[Charts and diagrams as code]
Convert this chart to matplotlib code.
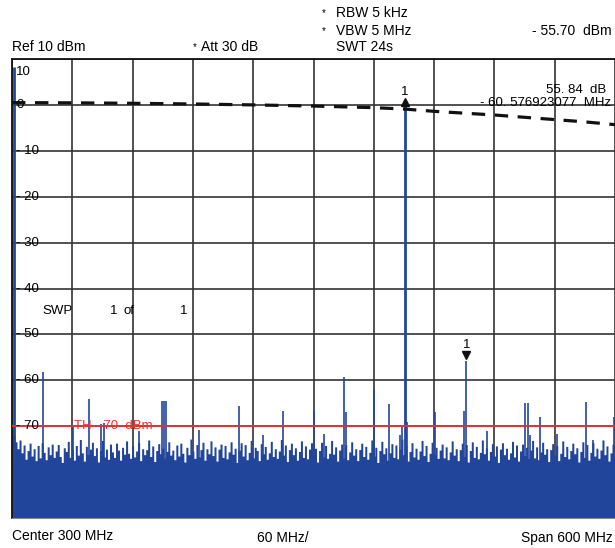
import numpy as np
import matplotlib
matplotlib.use('Agg')
import matplotlib.pyplot as plt

plt.rcParams['font.family'] = ['Liberation Sans', 'DejaVu Sans']

W, H = 615, 548
TRACE_BLUE = '#22459c'
TH_RED = '#e8352b'
GRID_GREY = '#333333'

# spectrum analyser sweep: 0..600 MHz, ref 10 dBm, 10 dB/div
freq_noise = np.arange(0, 601, 2)
noise_db = [
    -70.6, -72.0, -73.4, -74.9, -73.0, -75.8, -74.1, -77.2, -75.3, -73.7, -76.5, -74.9, -77.5, -74.2, -76.9, -73.6, -75.7, -77.3, -74.5, -76.2,
    -73.9, -76.8, -75.4, -74.0, -76.6, -77.9, -74.7, -75.5, -73.3, -76.8, -75.1, -77.4, -74.2, -76.3, -72.9, -75.8, -77.6, -74.4, -76.2, -75.0,
    -73.5, -76.4, -74.7, -77.8, -75.3, -73.1, -76.7, -75.0, -77.2, -73.9, -75.6, -76.8, -73.7, -75.2, -77.4, -74.6, -76.1, -73.2, -75.9, -77.0,
    -74.3, -76.7, -75.4, -73.6, -77.5, -74.9, -76.2, -75.1, -73.0, -76.6, -74.3, -77.7, -75.3, -73.8, -76.0, -74.8, -76.9, -75.5, -73.4, -76.3,
    -75.2, -77.3, -74.1, -76.5, -73.7, -75.9, -77.8, -74.6, -76.2, -72.8, -75.4, -77.0, -74.0, -76.7, -75.1, -73.5, -77.4, -74.9, -76.0, -73.2,
    -76.4, -74.5, -77.6, -75.0, -73.9, -76.8, -74.2, -77.1, -75.6, -73.4, -76.1, -74.8, -77.9, -75.2, -73.6, -76.5, -74.0, -77.3, -75.7, -73.1,
    -76.9, -74.6, -75.3, -77.5, -73.8, -76.0, -74.4, -77.2, -75.8, -73.3, -76.6, -74.9, -77.0, -75.4, -72.9, -76.3, -74.1, -77.7, -75.1, -73.7,
    -76.2, -74.7, -77.4, -75.5, -73.2, -76.8, -74.3, -77.1, -75.0, -73.6, -76.4, -74.8, -77.8, -75.3, -73.5, -76.7, -74.2, -77.0, -75.9, -73.1,
    -76.1, -74.5, -77.6, -75.2, -73.9, -76.9, -74.0, -77.3, -75.6, -73.4, -76.3, -74.9, -77.5, -75.1, -73.7, -76.6, -74.4, -77.2, -75.7, -73.0,
    -76.5, -74.6, -77.9, -75.3, -73.3, -76.0, -74.7, -77.4, -75.8, -73.8, -76.8, -74.1, -77.1, -75.0, -72.8, -76.2, -74.3, -77.6, -75.5, -73.6,
    -76.7, -74.8, -77.2, -75.4, -73.1, -76.4, -74.2, -77.7, -75.9, -73.5, -76.1, -74.6, -77.0, -75.2, -73.9, -76.9, -74.5, -77.3, -75.6, -73.2,
    -76.3, -74.9, -77.5, -75.1, -73.7, -76.6, -74.0, -77.8, -75.3, -73.4, -76.8, -74.4, -77.1, -75.7, -73.0, -76.0, -74.7, -77.4, -75.5, -73.8,
    -76.5, -74.3, -77.9, -75.0, -73.6, -76.2, -74.8, -77.2, -75.8, -73.3, -76.7, -74.1, -77.6, -75.4, -73.9, -76.4, -74.6, -77.0, -75.2, -73.1,
    -76.9, -74.5, -77.3, -75.6, -73.5, -76.1, -74.9, -77.7, -75.1, -73.8, -76.3, -74.2, -77.5, -75.9, -73.2, -76.6, -74.4, -77.1, -75.3, -73.7,
    -76.0, -74.7, -77.8, -75.5, -73.4, -76.8, -74.0, -77.4, -75.7, -73.6, -76.5, -74.8, -77.0, -75.2, -73.0, -76.2, -74.3, -77.6, -75.8, -73.9,
    -74.5,
]

# discrete spurs / carriers above the floor
spur_freq = [1.5, 31, 61, 77, 89, 92, 126, 149, 151, 153, 186, 226, 250, 270, 300, 310,
             330, 332, 360, 375, 386, 388, 391, 393, 421, 450, 452, 473, 510, 513, 515,
             525, 542, 571, 578, 599]
spur_db = [8.3, -58.2, -70.0, -64.0, -69.5, -69.3, -71.0, -64.5, -64.5, -64.5, -70.8, -65.6,
           -72.0, -66.7, -66.7, -71.7, -59.3, -67.0, -62.1, -65.2, -72.0, -69.8, 0.14, -69.0,
           -67.0, -66.7, -55.70, -71.0, -65.0, -65.0, -72.0, -68.0, -71.7, -64.8, -73.0, -68.0]

# dashed limit line
limit_freq = [0, 60, 120, 180, 240, 300, 360, 390, 420, 450, 480, 510, 540, 570, 600]
limit_db = [0.5, 0.45, 0.35, 0.2, 0.0, -0.25, -0.6, -0.9, -1.4, -1.8, -2.2, -2.7, -3.2, -3.7, -4.3]

marker_freq = [391, 452]
marker_db = [0.14, -55.70]
threshold_db = -70
y_levels = [10, 0, -10, -20, -30, -40, -50, -60, -70]


def level_label(v):
    return str(v) if v >= 0 else '- %d' % -v


fig = plt.figure(figsize=(W / 100, H / 100), dpi=100)
ax = fig.add_axes([12 / W, 30 / H, 603 / W, 459 / H])
ax.set_xlim(0, 600)
ax.set_ylim(-90, 10)
ax.set_xticks(np.arange(0, 601, 60))
ax.set_yticks(np.arange(-90, 11, 10))
ax.tick_params(length=0, labelbottom=False, labelleft=False)
ax.grid(True, color=GRID_GREY, lw=1.2, zorder=1)
ax.set_axisbelow(True)
for side in ['top', 'left']:
    ax.spines[side].set_color('#111111')
    ax.spines[side].set_linewidth(1.3)
ax.spines['right'].set_visible(False)
ax.spines['bottom'].set_color('#888888')

ax.fill_between(freq_noise, -90, noise_db, step='mid', color=TRACE_BLUE, lw=0, zorder=2)
widths = [2.0 if d > -10 else 1.2 for d in spur_db]
ax.vlines(spur_freq, -90, spur_db, color=TRACE_BLUE, lw=widths, zorder=2)

ax.axhline(threshold_db, color=TH_RED, lw=1.3, zorder=3)
ax.text(62, threshold_db, 'TH  -70  dBm', color=TH_RED, fontsize=9.5, va='center', zorder=4)

ax.plot(limit_freq, limit_db, color='#111111', lw=2.3, dashes=(4.2, 3.0), zorder=5)

# marker 1 and delta marker
ax.plot(marker_freq[0], marker_db[0] + 0.6, marker='^', color='#111111', ms=6, zorder=6)
ax.text(marker_freq[0], marker_db[0] + 2.7, '1', fontsize=9.5, ha='center', va='center', zorder=6)
ax.plot(marker_freq[1], marker_db[1] + 1.3, marker='v', color='#111111', ms=6, zorder=6)
ax.text(marker_freq[1], marker_db[1] + 3.4, '1', fontsize=9.5, ha='center', va='center', zorder=6)

for v in y_levels:
    y = v - 2.8 if v == 10 else v
    ax.text(4, y, level_label(v), fontsize=9.5, va='center', ha='left', zorder=4)


def ftext(x, y, s, **kw):
    kw.setdefault('fontsize', 10)
    kw.setdefault('va', 'center')
    fig.text(x / W, 1 - y / H, s, **kw)


ftext(12, 47, 'Ref 10 dBm')
ftext(195, 47, '*', fontsize=7, ha='center')
ftext(201, 47, 'Att 30 dB')
ftext(324, 13, '*', fontsize=7, ha='center')
ftext(336, 13, 'RBW 5 kHz')
ftext(324, 31, '*', fontsize=7, ha='center')
ftext(336, 31, 'VBW 5 MHz')
ftext(336, 47, 'SWT 24s')
ftext(612, 31, '- 55.70  dBm', ha='right')
ftext(606, 90, '55. 84  dB', ha='right', fontsize=9.5)
ftext(611, 103, '- 60. 576923077  MHz', ha='right', fontsize=9.5)

ftext(42, 311, 'SWP', fontsize=9.5)
ftext(110, 311, '1', fontsize=9.5)
ftext(124, 311, 'of', fontsize=9.5)
ftext(180, 311, '1', fontsize=9.5)

ftext(12, 536, 'Center 300 MHz')
ftext(257, 538, '60 MHz/')
ftext(613, 538, 'Span 600 MHz', ha='right')

fig.savefig('out.png', dpi=100, facecolor='white')
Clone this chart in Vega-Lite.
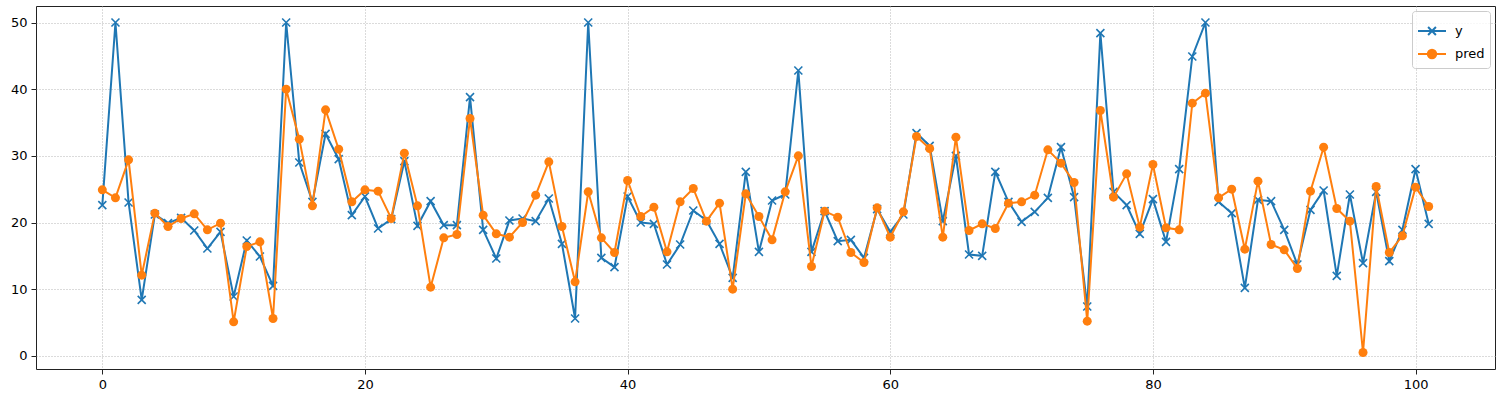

- **CHALLENGE**
Repeat exactly the lines from the first line of the records above through the line containing "GRID_GREY = '#333333'", both included. Leave out the pictures.

- **COMPLETE OUTPUT**
Convert this chart to matplotlib code.
import numpy as np
import matplotlib
matplotlib.use('Agg')
import matplotlib.pyplot as plt

plt.rcParams['font.family'] = ['Liberation Sans', 'DejaVu Sans']

W, H = 615, 548
TRACE_BLUE = '#22459c'
TH_RED = '#e8352b'
GRID_GREY = '#333333'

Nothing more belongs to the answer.